Your Habits Are Only as Strong as Your Worst Day

“Everybody has a plan until they get hit.” – Mike Tyson

I went to bed hours too late. The morning was wrecked before it started. I sat down to meditate anyway.

55 minutes. The floor. Long enough to keep the streak, short enough to survive a wrecked morning.

Each habit I run sits on a range instead of a single number. When I set the range I used Fibonacci numbers: 55, 89 and 144 minutes. The jump from fifty-five to eighty-nine changes the form of the habit, the way one degree at a boundary changes water from ice to liquid to steam. Same molecule, three forms. Today’s fifty-five minutes banked the streak in the floor state. Eighty-nine minutes on a normal day would have been a different form entirely. I hold my Fibonacci phase transition model loosely. Useful for anticipating where the habit changes character.

  • On a smooth day I push toward 144.
  • On a normal day I aim for 89.
  • On a wrecked morning I hit 55 and the streak holds.

Meditation is one position in my portfolio: a handful of recurring actions I manage together, where the blend is what shapes my life.

The low end of each range survives my worst day. The high end stretches me on my best. A single target tries to do both and does neither. Set it high and the first hard week snaps it. Set it low and the good days go to waste.

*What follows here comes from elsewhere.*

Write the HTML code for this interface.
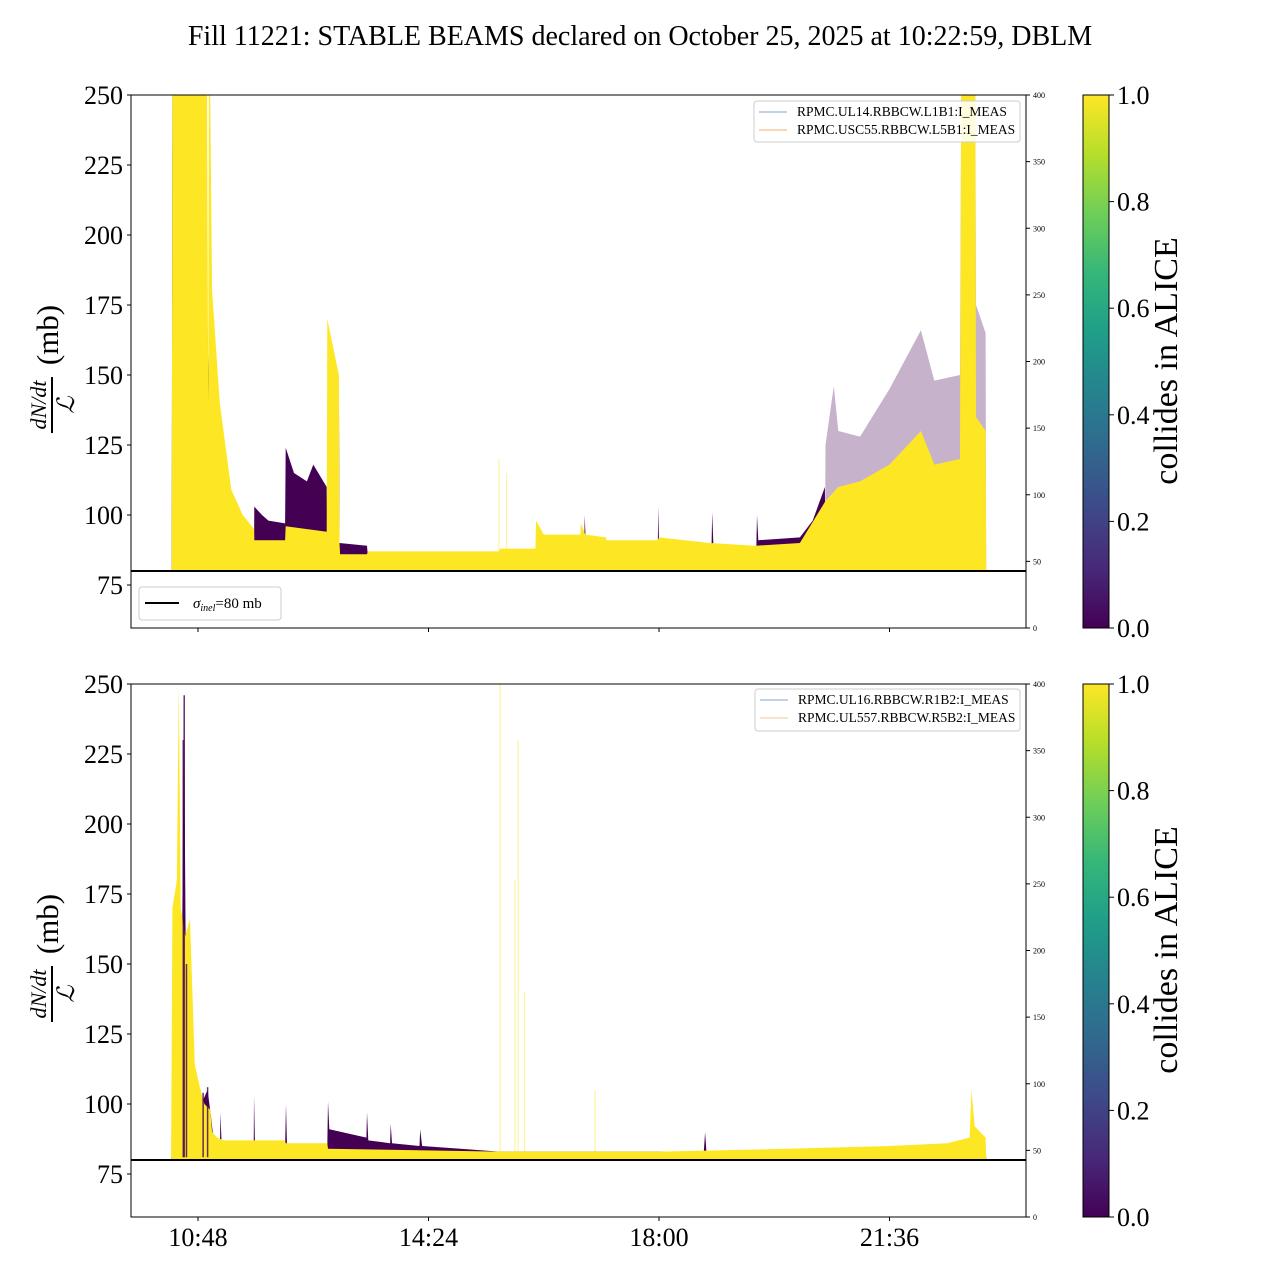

A single number assumes steady conditions. Reality is volatile. Travel raises the friction. Sleep slips. A calm week turns chaotic. A portfolio of single targets meets that week and breaks one missed rep at a time. A portfolio of ranges meets the same week and bends. The floors stay low enough to clear, so the streaks survive and carry the momentum into the recovery.

Your worst day is coming whether you design for it or not. The only choice is whether your system is ready when it arrives.

🌧️

Which habit could you put on a range, with a floor low enough to clear on your worst day?